Introduction to Blog

I launched the website and the Blog after having spoken to government officials, political analysts and security experts specializing in South Asian affairs from three continents. The feedback was uniformly consistent. The bottom line is that when Kashmiris are suffering and the world has its own set of priorities, we need to find ways to help each other. We must be realistic, go beyond polemics and demagoguery, and propose innovative ideas that will bring peace, justice and prosperity in all of Jammu and Kashmir.

The author had two reasons to create this blog. First, it was to address the question that was being asked repeatedly, especially, by journalists and other observers in the U.S., U.K., and Canada, inquiring whether the Kashmiri society was concerned about social, cultural and environmental challenges in the valley given that only political upheaval and violence were reported or highlighted by media.

Second, the author has covered the entire spectrum of societal issues and challenges facing Kashmiri people over an 8-year period with the exception of politics given that politics gets all the exposure at the expense of REAL CHALLENGES that will likely result in irreversible degradation in the quality of life and the standard of living for future generations of Kashmiris to come.
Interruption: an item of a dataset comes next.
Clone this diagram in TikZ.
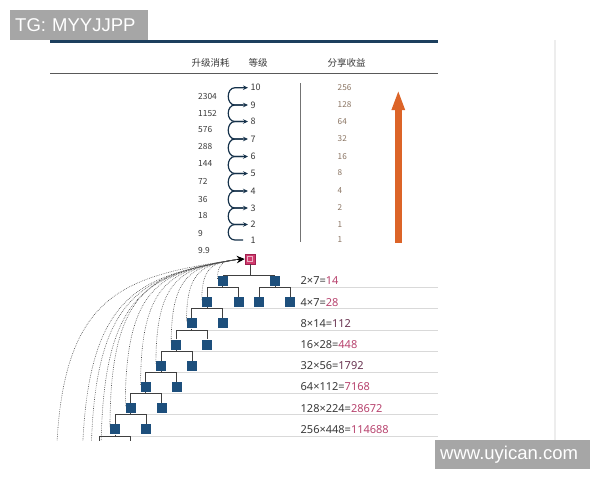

The author stopped adding additional material to the Blog once it was felt that most, if not all, concerns, challenges and issues facing the Kashmiri society are cataloged in the Blog. There are over 1900 entries in the Blog and most commentaries include short biographical sketches of authors to bring readers close to the essence of Kashmir. Unfortunately, the 8-year assessment also indicates that neither Kashmiri civil society, nor intellectuals or political leadership have any inclination or enthusiasm in pursuing issues that do not coincide with their vested political agendas. What it means for the future of Kashmiri children and their children is unfathomable. But the evidence is all laid out.

This Blog is a reality check on Kashmir. It is a historical record of how Kashmir lost its way.

Vijay Sazawal, Ph.D.

Friday, July 18, 2008

Another Good Reason why Kashmir Needs to Enact Environmental Protection Laws

Dairy plant spells doom to Cheshmashahi's ecology

Ishfaq Mir

Srinagar: Establishment of dairy plant at Cheshmashahi may have boosted the milk production in the Valley but the ecology of the area is severely getting damaged, sources said.

The renovation of the dairy plant at the picturesque location of Cheshmashahi by the then Chief Minister Mufti Muhammad Syed resulted in the commercialization of production of milk in the Valley but at the same time the environment of this famous tourist resort has come under serious ecological threat.

The location of this industrial unit in an ecologically sensitive area, the effluents and the residues that come from the processing technology each milk drop undergoes before it reaches the market has damaged the ecology of the area.

"We wonder how the government permitted the setting up of a dairy plant in this place which in no way is meant for any industrial activity. Nobody is monitoring the effects of this plant on the environment of the area. Had it been a private one, the owner would have been sacked," said the locals of Cheshmashahi.

The Effluent Treatment Plant (ETP) is outdated, which allows the effluents (solid waste) to escape easily. Sources said that the residues are dumped into the inner forest areas of Cheshmashahi. "The residues of the milk production plants are extremely poisonous for the plants as well as animals. A small amount of the residue can destroy the ecology of 100 hectare green forest area within a week," said Mass Media Officer, Directorate of Ecology and Remote Sensing, Gurcharan Singh.

While State Pollution Control Board (SPCB) categorises the milk production plants into the 'red' category, the plant lacks the modern electric boilers which is much hazardous, experts say. "There is a categorization, according to which the different industrial set ups are put into three categories, red, yellow and orange. The milk plants are placed into the red zone. But it is not to be confused that it is dangerous enough. It is because a milk producing plant is sensitive enough in terms of the sewage it produces as it deals with food for humans," said SPCB Chairman, Mian Javed.

"Wood is used to run the boilers of the milk plant. This is harmful in two ways. One is that it causes air pollution and the second is that the boilers are not efficient enough to make the residues harm free for the environment," an official of the milk plant said pleading anonymity. While the proposed 60,000 LPD dairy plant never saw the light of the day, the plant at Cheshmashahi processes 9,000 litres of milk daily and is being marketed under the brand name 'Snow Cap' by Gujarat Cooperative Milk Marketing Federation (GCMMF). The milk is being obtained from Anantnag, Budgam, Pulwama and Srinagar districts.